>> BEGIN
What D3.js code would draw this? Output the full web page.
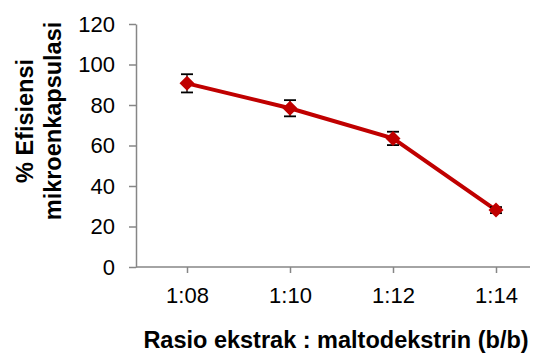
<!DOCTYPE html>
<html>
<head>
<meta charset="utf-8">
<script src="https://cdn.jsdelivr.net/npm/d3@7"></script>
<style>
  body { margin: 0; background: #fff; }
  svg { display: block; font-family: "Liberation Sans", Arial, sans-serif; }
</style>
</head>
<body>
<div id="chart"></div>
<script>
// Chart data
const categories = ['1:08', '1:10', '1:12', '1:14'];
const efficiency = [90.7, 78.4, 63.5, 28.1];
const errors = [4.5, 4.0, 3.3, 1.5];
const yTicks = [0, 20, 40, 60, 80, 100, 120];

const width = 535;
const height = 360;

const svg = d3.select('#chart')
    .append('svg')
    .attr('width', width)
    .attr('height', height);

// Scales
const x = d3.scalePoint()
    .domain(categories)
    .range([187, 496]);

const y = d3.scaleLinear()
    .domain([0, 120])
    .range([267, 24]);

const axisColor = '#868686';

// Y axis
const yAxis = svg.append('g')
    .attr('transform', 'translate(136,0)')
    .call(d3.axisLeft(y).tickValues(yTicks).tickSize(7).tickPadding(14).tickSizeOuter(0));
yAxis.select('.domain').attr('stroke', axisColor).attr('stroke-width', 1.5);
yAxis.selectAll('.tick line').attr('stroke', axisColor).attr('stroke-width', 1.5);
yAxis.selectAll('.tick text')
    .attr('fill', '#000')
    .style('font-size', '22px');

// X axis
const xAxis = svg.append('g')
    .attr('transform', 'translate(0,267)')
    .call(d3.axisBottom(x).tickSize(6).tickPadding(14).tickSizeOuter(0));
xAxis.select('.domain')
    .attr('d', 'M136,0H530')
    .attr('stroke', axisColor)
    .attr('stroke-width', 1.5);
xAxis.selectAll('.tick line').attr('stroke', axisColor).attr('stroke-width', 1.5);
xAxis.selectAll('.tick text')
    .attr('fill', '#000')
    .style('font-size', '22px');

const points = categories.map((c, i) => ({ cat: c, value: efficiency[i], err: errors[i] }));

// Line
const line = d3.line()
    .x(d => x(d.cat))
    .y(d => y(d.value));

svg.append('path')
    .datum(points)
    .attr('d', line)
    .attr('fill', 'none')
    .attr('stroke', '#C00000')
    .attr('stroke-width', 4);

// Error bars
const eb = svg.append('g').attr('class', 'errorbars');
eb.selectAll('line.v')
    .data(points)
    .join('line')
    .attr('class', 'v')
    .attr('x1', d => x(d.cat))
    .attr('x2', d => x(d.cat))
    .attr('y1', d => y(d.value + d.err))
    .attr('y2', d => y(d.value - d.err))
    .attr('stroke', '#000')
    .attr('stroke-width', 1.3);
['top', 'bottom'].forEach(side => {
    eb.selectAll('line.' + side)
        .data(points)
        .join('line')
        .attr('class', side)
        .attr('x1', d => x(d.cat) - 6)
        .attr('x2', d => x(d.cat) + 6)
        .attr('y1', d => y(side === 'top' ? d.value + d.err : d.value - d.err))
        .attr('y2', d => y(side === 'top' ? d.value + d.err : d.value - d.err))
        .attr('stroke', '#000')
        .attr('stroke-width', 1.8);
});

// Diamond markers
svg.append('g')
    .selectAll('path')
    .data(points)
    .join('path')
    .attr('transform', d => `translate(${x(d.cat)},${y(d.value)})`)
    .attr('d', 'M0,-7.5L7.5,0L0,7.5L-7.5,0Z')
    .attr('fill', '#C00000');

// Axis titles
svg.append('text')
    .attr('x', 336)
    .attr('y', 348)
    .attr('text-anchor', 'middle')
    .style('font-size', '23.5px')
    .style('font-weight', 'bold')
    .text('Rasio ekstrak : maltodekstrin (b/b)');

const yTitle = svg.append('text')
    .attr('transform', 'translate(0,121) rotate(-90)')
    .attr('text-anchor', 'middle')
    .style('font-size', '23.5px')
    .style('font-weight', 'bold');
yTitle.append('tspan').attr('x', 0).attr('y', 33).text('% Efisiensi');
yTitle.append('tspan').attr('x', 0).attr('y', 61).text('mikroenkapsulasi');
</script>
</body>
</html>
>> END
>> BEGIN
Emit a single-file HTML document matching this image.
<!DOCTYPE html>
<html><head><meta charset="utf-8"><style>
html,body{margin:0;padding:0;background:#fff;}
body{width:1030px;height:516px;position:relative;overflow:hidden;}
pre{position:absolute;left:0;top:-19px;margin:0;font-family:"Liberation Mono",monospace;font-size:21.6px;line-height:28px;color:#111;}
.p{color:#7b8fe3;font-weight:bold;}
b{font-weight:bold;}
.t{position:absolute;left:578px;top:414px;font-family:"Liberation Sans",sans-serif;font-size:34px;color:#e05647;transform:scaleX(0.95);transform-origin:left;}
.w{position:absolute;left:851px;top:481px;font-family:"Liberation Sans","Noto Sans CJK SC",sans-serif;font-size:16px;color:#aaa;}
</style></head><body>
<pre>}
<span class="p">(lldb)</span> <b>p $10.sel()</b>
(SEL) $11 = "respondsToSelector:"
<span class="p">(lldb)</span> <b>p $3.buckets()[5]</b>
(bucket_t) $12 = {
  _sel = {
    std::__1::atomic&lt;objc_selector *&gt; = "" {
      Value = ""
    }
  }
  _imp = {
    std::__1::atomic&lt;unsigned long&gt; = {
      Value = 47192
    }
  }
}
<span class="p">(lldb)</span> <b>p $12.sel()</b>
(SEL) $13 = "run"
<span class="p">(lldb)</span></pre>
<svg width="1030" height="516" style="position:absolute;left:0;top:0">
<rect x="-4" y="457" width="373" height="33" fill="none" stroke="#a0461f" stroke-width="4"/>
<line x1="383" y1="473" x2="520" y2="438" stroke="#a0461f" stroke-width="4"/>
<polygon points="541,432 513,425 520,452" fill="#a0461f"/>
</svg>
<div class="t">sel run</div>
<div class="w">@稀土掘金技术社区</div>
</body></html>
>> END
> **Task details**: Copy out precisely the lines from the line with "Emit a single-file" to the line with "</body></html>" in the material above, including those two lines and omitting all the rest.

> **Task answer**:
Emit a single-file HTML document matching this image.
<!DOCTYPE html>
<html><head><meta charset="utf-8"><style>
html,body{margin:0;padding:0;background:#fff;}
body{width:1030px;height:516px;position:relative;overflow:hidden;}
pre{position:absolute;left:0;top:-19px;margin:0;font-family:"Liberation Mono",monospace;font-size:21.6px;line-height:28px;color:#111;}
.p{color:#7b8fe3;font-weight:bold;}
b{font-weight:bold;}
.t{position:absolute;left:578px;top:414px;font-family:"Liberation Sans",sans-serif;font-size:34px;color:#e05647;transform:scaleX(0.95);transform-origin:left;}
.w{position:absolute;left:851px;top:481px;font-family:"Liberation Sans","Noto Sans CJK SC",sans-serif;font-size:16px;color:#aaa;}
</style></head><body>
<pre>}
<span class="p">(lldb)</span> <b>p $10.sel()</b>
(SEL) $11 = "respondsToSelector:"
<span class="p">(lldb)</span> <b>p $3.buckets()[5]</b>
(bucket_t) $12 = {
  _sel = {
    std::__1::atomic&lt;objc_selector *&gt; = "" {
      Value = ""
    }
  }
  _imp = {
    std::__1::atomic&lt;unsigned long&gt; = {
      Value = 47192
    }
  }
}
<span class="p">(lldb)</span> <b>p $12.sel()</b>
(SEL) $13 = "run"
<span class="p">(lldb)</span></pre>
<svg width="1030" height="516" style="position:absolute;left:0;top:0">
<rect x="-4" y="457" width="373" height="33" fill="none" stroke="#a0461f" stroke-width="4"/>
<line x1="383" y1="473" x2="520" y2="438" stroke="#a0461f" stroke-width="4"/>
<polygon points="541,432 513,425 520,452" fill="#a0461f"/>
</svg>
<div class="t">sel run</div>
<div class="w">@稀土掘金技术社区</div>
</body></html>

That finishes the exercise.